The drop in oil prices and currency depreciation has resulted in Malaysia becoming an affordable destination for medical tourism.
By Priya Rama
In the last few years, Malaysia has emerged at the top of several international healthcare and living
This was revealed by Sherene Azli, the CEO of Malaysia Healthcare Travel Council (MHTC), which is an agency under the purview of the Ministry of Health Malaysia responsible of curating the country’s healthcare travel scene.
“We want Malaysia to be the first country that comes to mind when anyone thinks of healthcare because it offers quality, accessibility, and affordability plus ease of communication,” said Sherene.
A testament to Malaysia’s booming medical industry is the revenue of RM900 million in 2015, RM1 billion in 2016, and an estimated RM1.3 billion in 2017.
“Despite stiff competition from countries such as India, Thailand and Singapore, Malaysia has exceeded its target revenue of RM1 billion in 2016. However, that’s just the healthcare spending, without taking into consideration the tourism element such as food and hotels; so we estimate the total impact to the economy to be about RM5 billion,” she pointed out.
Based on Table 1, it is a fact that Malaysia’s healthcare services are among the cheapest in the world, compared to the US, Thailand, Singapore and South Korea.
Elaborating on this, Sherene said, “While Singapore is well -known for its quality and complexity of the cases they cover, they do not have a ceiling for charges; so they can ‘freely’ charge for everything that they offer which makes them costly.
“South Korea is popular for its cosmetic and niche markets. However, they charge foreigners 3 times more than locals. In hot favourite Thailand, the medical tourism is driven by a few hospitals that offer them; unlike Malaysia where it’s a national agenda. Also, Thailand charges 50% more than Malaysia,” she highlighted.
Today, Malaysia’s healthcare has been recognised as on par but more affordable than most countries. “However, we can’t go and tell people that we are cheap; cheap doesn’t sound right.
“Thus, we position Malaysia as offering quality healthcare, with almost immediate accessibility and an affordable cost attached to it. The quality is not compromised by the pricing since our prices are regulated. Foreigners pay pretty much the same as locals,” explained Sherene.
To a question on how MHTC will achieve its RM1.3 billion revenue target in 2017, Sherene shared, “Last year, this region has been challenged by a number of economic turmoil, namely the drop in oil prices and currency depreciation. This has resulted in Malaysia’s proposition becoming more important as an affordable destination for medical travel.

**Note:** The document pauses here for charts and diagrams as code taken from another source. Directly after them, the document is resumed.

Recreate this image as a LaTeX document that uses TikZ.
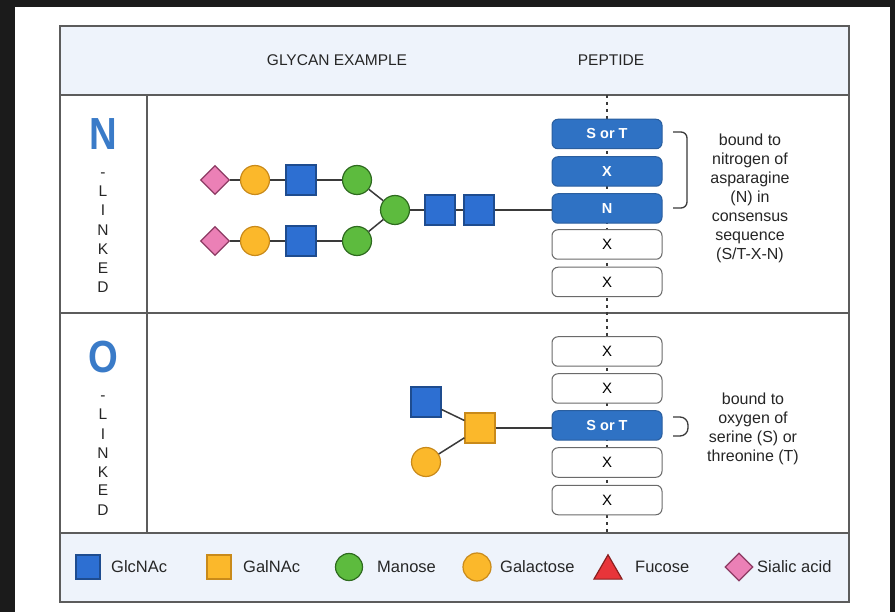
\documentclass[tikz,border=0pt]{standalone}
\usepackage{fontspec}
\usepackage{graphicx}
\setmainfont{Liberation Sans}
\usetikzlibrary{shapes.geometric,calc}
\definecolor{bgdark}{HTML}{1B1B1B}
\definecolor{headF}{HTML}{EEF3FB}
\definecolor{frameC}{HTML}{5C5C5C}
\definecolor{linec}{HTML}{3A3A3A}
\definecolor{glcF}{HTML}{2D6FD2}
\definecolor{glcD}{HTML}{1E4C8F}
\definecolor{yelF}{HTML}{FBB82B}
\definecolor{yelD}{HTML}{C98A1A}
\definecolor{grnF}{HTML}{5DBB3E}
\definecolor{grnD}{HTML}{2E6B1F}
\definecolor{pnkF}{HTML}{EB80B6}
\definecolor{pnkD}{HTML}{8C3A63}
\definecolor{redF}{HTML}{E8353A}
\definecolor{redD}{HTML}{8A1F1F}
\definecolor{pepF}{HTML}{2F72C4}
\definecolor{pepD}{HTML}{2A5E9E}
\definecolor{pepG}{HTML}{6A6A6A}
\definecolor{letB}{HTML}{3A7BC8}
\tikzset{
  link/.style={draw=linec, line width=1.5pt},
  sqbase/.style={rectangle, minimum size=30pt, inner sep=0pt, line width=1.2pt},
  glc/.style={sqbase, fill=glcF, draw=glcD},
  galn/.style={sqbase, fill=yelF, draw=yelD},
  mancirc/.style={circle, minimum size=29pt, inner sep=0pt, line width=1.2pt, fill=grnF, draw=grnD},
  galcirc/.style={circle, minimum size=29pt, inner sep=0pt, line width=1.2pt, fill=yelF, draw=yelD},
  sia/.style={diamond, minimum width=29pt, minimum height=29pt, inner sep=0pt, line width=1.2pt, fill=pnkF, draw=pnkD},
  pepB/.style={rectangle, rounded corners=6pt, minimum width=110pt, minimum height=29.5pt, inner sep=0pt, fill=pepF, draw=pepD, line width=1pt, text=white, font=\fontsize{14.5}{16}\selectfont\bfseries},
  pepW/.style={rectangle, rounded corners=6pt, minimum width=110pt, minimum height=29.5pt, inner sep=0pt, fill=white, draw=pepG, line width=1pt, font=\fontsize{15}{17}\selectfont},
  frame/.style={draw=frameC, line width=1.5pt},
  headtxt/.style={font=\fontsize{15.5}{18}\selectfont, text=black!85},
  desc/.style={align=center, font=\fontsize{16}{19}\selectfont, text=black!85},
  bigletter/.style={font=\fontsize{45}{45}\selectfont\bfseries, text=letB},
  vletter/.style={anchor=base, font=\fontsize{15.5}{18}\selectfont, text=black!85, inner sep=0pt},
  legtxt/.style={anchor=west, font=\fontsize{16.5}{19}\selectfont, text=black!85, inner sep=0pt},
  brk/.style={draw=linec, line width=1.3pt}
}
\begin{document}
\begin{tikzpicture}[x=1pt,y=-1pt]
\useasboundingbox (0,0) rectangle (895,612);
\fill[bgdark] (0,0) rectangle (895,612);
\fill[white] (15,7) rectangle (890,612);
% header and legend fills
\fill[headF] (60,26) rectangle (849,95);
\fill[headF] (60,533) rectangle (849,602);
% table lines
\draw[frame] (60,26) rectangle (849,602);
\draw[draw=frameC, line width=2pt] (60,95) -- (849,95);
\draw[frame] (60,313) -- (849,313);
\draw[frame] (60,533) -- (849,533);
\draw[frame] (147,95) -- (147,533);
% dotted peptide axis
\draw[linec, line width=1.4pt, dash pattern=on 3pt off 4pt] (607,95) -- (607,533);

% header
\node[headtxt] (hglycan) at (337,60) {GLYCAN EXAMPLE};
\node[headtxt] (hpep) at (611,60) {PEPTIDE};

% left column letters
\node[bigletter] (bigN) at (103.5,134) {\scalebox{0.85}[1]{N}};
\node[bigletter] (bigO) at (103.5,357.5) {\scalebox{0.85}[1]{O}};
\foreach \c [count=\i] in {-,L,I,N,K,E,D}
  \node[vletter] (nl\i) at (103, 177.5+19.2*\i-19.2) {\c};
\foreach \c [count=\i] in {-,L,I,N,K,E,D}
  \node[vletter] (ol\i) at (103, 401+19*\i-19) {\c};

% N-linked peptide
\node[pepB] (n1) at (607,134) {S or T};
\node[pepB] (n2) at (607,171.5) {X};
\node[pepB] (n3) at (607,208.5) {N};
\node[pepW] (n4) at (607,244.5) {X};
\node[pepW] (n5) at (607,282) {X};

% N-linked glycan
\node[sia] (sia1) at (215,180) {};
\node[galcirc] (gal1) at (255,180) {};
\node[glc] (glc1) at (301,180) {};
\node[mancirc] (man1) at (357,180) {};
\node[sia] (sia2) at (215,241) {};
\node[galcirc] (gal2) at (255,241) {};
\node[glc] (glc2) at (301,241) {};
\node[mancirc] (man2) at (357,241) {};
\node[mancirc] (manc) at (395,210) {};
\node[glc] (glc3) at (440,210) {};
\node[glc] (glc4) at (479,210) {};
\draw[link] (sia1) -- (gal1);
\draw[link] (gal1) -- (glc1);
\draw[link] (glc1) -- (man1);
\draw[link] (sia2) -- (gal2);
\draw[link] (gal2) -- (glc2);
\draw[link] (glc2) -- (man2);
\draw[link] (man1) -- (manc);
\draw[link] (man2) -- (manc);
\draw[link] (manc) -- (glc3);
\draw[link] (glc3) -- (glc4);
\draw[link] (glc4.east) -- (glc4.east -| n3.west);

% N bracket and text
\draw[brk, rounded corners=6pt] (673,132) -| (687,208) -- (673,208);
\node[desc] (ndesc) at (750,198) {bound to\\nitrogen of\\asparagine\\(N) in\\consensus\\sequence\\(S/T-X-N)};

% O-linked peptide
\node[pepW] (o1) at (607,351.5) {X};
\node[pepW] (o2) at (607,388.5) {X};
\node[pepB] (o3) at (607,425.5) {S or T};
\node[pepW] (o4) at (607,462.5) {X};
\node[pepW] (o5) at (607,500) {X};

% O-linked glycan
\node[glc] (oglc) at (426,402) {};
\node[galn] (ogaln) at (480,428) {};
\node[galcirc] (ogal) at (426,462) {};
\draw[link] (oglc) -- (ogaln);
\draw[link] (ogal) -- (ogaln);
\draw[link] (ogaln.east) -- (ogaln.east -| o3.west);

% O bracket and text
\draw[brk, rounded corners=8pt] (673,417) -| (688,436) -- (673,436);
\node[desc] (odesc) at (753,428.5) {bound to\\oxygen of\\serine (S) or\\threonine (T)};

% legend
\node[glc, minimum size=24pt] (lglc) at (88,567) {};
\node[legtxt] (tglc) at (111,567) {GlcNAc};
\node[galn, minimum size=24pt] (lgaln) at (219,567) {};
\node[legtxt] (tgaln) at (243,567) {GalNAc};
\node[mancirc, minimum size=27pt] (lman) at (349,567) {};
\node[legtxt] (tman) at (377,567) {Manose};
\node[galcirc, minimum size=28pt] (lgal) at (477,567) {};
\node[legtxt] (tgal) at (500,567) {Galactose};
\node[regular polygon, regular polygon sides=3, minimum size=32.4pt, inner sep=0pt, fill=redF, draw=redD, line width=1.2pt] (lfuc) at (608,571) {};
\node[legtxt] (tfuc) at (635,567) {Fucose};
\node[sia, minimum width=28pt, minimum height=28pt] (lsia) at (739,567) {};
\node[legtxt] (tsia) at (757,567) {Sialic acid};
\end{tikzpicture}
\end{document}
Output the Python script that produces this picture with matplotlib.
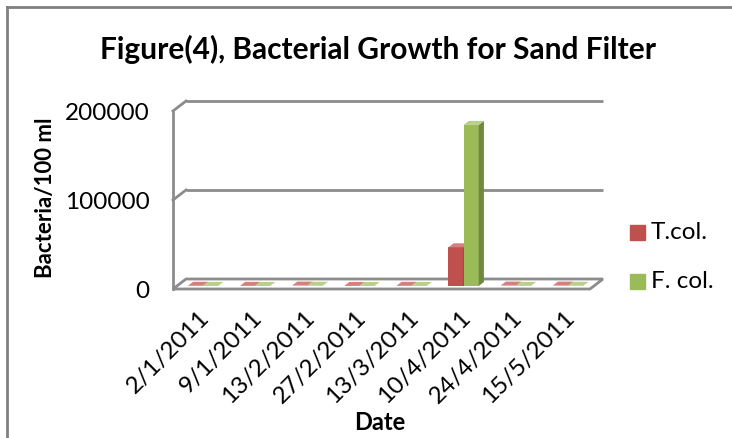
import matplotlib
matplotlib.use("Agg")
import matplotlib.pyplot as plt
from matplotlib.patches import Polygon

dates = ["2/1/2011", "9/1/2011", "13/2/2011", "27/2/2011",
         "13/3/2011", "10/4/2011", "24/4/2011", "15/5/2011"]
t_col = [240, 150, 460, 90, 210, 43500, 460, 460]
f_col = [93, 43, 240, 23, 75, 181000, 150, 240]
series = [("T.col.", t_col), ("F. col.", f_col)]
y_ticks = [0, 100000, 200000]

FRONT = {"T.col.": "#C0504D", "F. col.": "#9BBB59"}
SIDE = {"T.col.": "#8C3836", "F. col.": "#71893F"}
TOP = {"T.col.": "#D5807E", "F. col.": "#B9D08A"}
GRID = "#8C8C8C"

plt.rcParams["font.family"] = ["Lato", "DejaVu Sans"]

fig = plt.figure(figsize=(7.32, 4.39), dpi=100)
W, H = 732, 439
x0, x1, yb, yt = 173, 590, 290, 112
ax = fig.add_axes([x0 / W, 1 - yb / H, (x1 - x0) / W, (yb - yt) / H])
n = len(dates)
ymax = 200000
ax.set_xlim(0, n)
ax.set_ylim(0, ymax)
for s in ax.spines.values():
    s.set_visible(False)

# depth offset (data units)
ddx = 13 / ((x1 - x0) / n)
ddy = 10 / (yb - yt) * ymax

# back wall gridlines + left wall diagonals
for v in y_ticks:
    if v == 0:
        continue
    ax.plot([ddx, n + ddx], [v + ddy, v + ddy], color=GRID, lw=2,
            clip_on=False, zorder=1, solid_capstyle="butt")
    ax.plot([0, ddx], [v, v + ddy], color=GRID, lw=2, clip_on=False, zorder=1)
ax.plot([0, 0], [0, ymax], color=GRID, lw=2, clip_on=False, zorder=1)

# floor
floor = Polygon([(0, 0), (n, 0), (n + ddx, ddy), (ddx, ddy)], closed=True,
                facecolor="white", edgecolor=GRID, lw=2, clip_on=False, zorder=2)
ax.add_patch(floor)

# 3D bars: front face with ax.bar, side and top faces as polygons
w = 0.29
d0, d1 = 0.3, 0.7
for i in range(n):
    for k, (name, vals) in enumerate(series):
        v = vals[i]
        left = i + 0.5 - w + k * w + d0 * ddx
        base = d0 * ddy
        ax.bar(left, v, width=w, bottom=base, align="edge", color=FRONT[name],
               lw=0, zorder=3 + i * 2 + k, clip_on=False)
        r = left + w
        top = base + v
        dx = (d1 - d0) * ddx
        dy = (d1 - d0) * ddy
        ax.add_patch(Polygon([(r, base), (r + dx, base + dy), (r + dx, top + dy), (r, top)],
                             closed=True, facecolor=SIDE[name], lw=0,
                             zorder=3 + i * 2 + k, clip_on=False))
        ax.add_patch(Polygon([(left, top), (r, top), (r + dx, top + dy), (left + dx, top + dy)],
                             closed=True, facecolor=TOP[name], lw=0,
                             zorder=3 + i * 2 + k, clip_on=False))

ax.set_yticks(y_ticks)
ax.set_yticklabels([str(v) for v in y_ticks], fontsize=17.5)
ax.tick_params(axis="y", length=0, pad=17)
ax.set_xticks([i + 0.5 for i in range(n)])
ax.set_xticklabels(dates, rotation=45, ha="right", rotation_mode="anchor", fontsize=17.5)
ax.tick_params(axis="x", length=0, pad=12)
ax.set_xlabel("Date", fontsize=17, fontweight="bold")
ax.xaxis.set_label_coords(0.496, -0.68)
ax.set_ylabel("Bacteria/100 ml", fontsize=16, fontweight="bold")
ax.yaxis.set_label_coords(-0.28, 0.52)

fig.text(378 / W, 1 - 49 / H, "Figure(4), Bacterial Growth for Sand Filter",
         fontsize=21.5, fontweight="bold", ha="center", va="center")

# legend
for k, (name, _) in enumerate(series):
    fig.patches.append(plt.Rectangle((630 / W, 1 - (241 + k * 49) / H), 15 / W, 15 / H,
                                     transform=fig.transFigure, color=FRONT[name]))
    fig.text(651 / W, 1 - (233 + k * 49) / H, name, fontsize=17.5, va="center")

# chart border
fig.add_artist(plt.Line2D([7 / W, 7 / W], [0, 1 - 8 / H], color="#808080", lw=2))
fig.add_artist(plt.Line2D([7 / W, 1], [1 - 8 / H, 1 - 8 / H], color="#808080", lw=2))

fig.savefig("out.png", dpi=100)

“Therefore, this year, we will be focussing on countries that are closer to us, which we know will have the demand for overseas travel. These are people who would have gone to the more expensive countries like the US and UK, but because of the turmoil, it’s becoming less affordable for them. And those are the countries we target,” she stated.
Sherene (left) highlighted China as an example. “The Chinese used to go to US and Japan if they wanted to get any kind of treatment. But the treatments there have become expensive.
“Now, we are going back to them, promote our targeted services with different packages and entice them into Malaysia. They mostly opt for Assisted Reproductive Technology (ART), or what we call IVF here.”
Looking forward, Malaysia will be focussing on 5 core countries, namely Indonesia, China, India, Vietnam and Myanmar. “Indonesia is a huge market for us to tap together with China and India, as well as the ‘regular’ Middle Easterners. We anticipate our 30% growth this year to come from these markets,” revealed Sherene.
According to MHTC, the top services include cardiology, oncology, orthopaedic, paediatric care, IVF and blood-related treatments, especially for the Middle East market, while the Brits and Australians mostly come here for dental and cosmetics.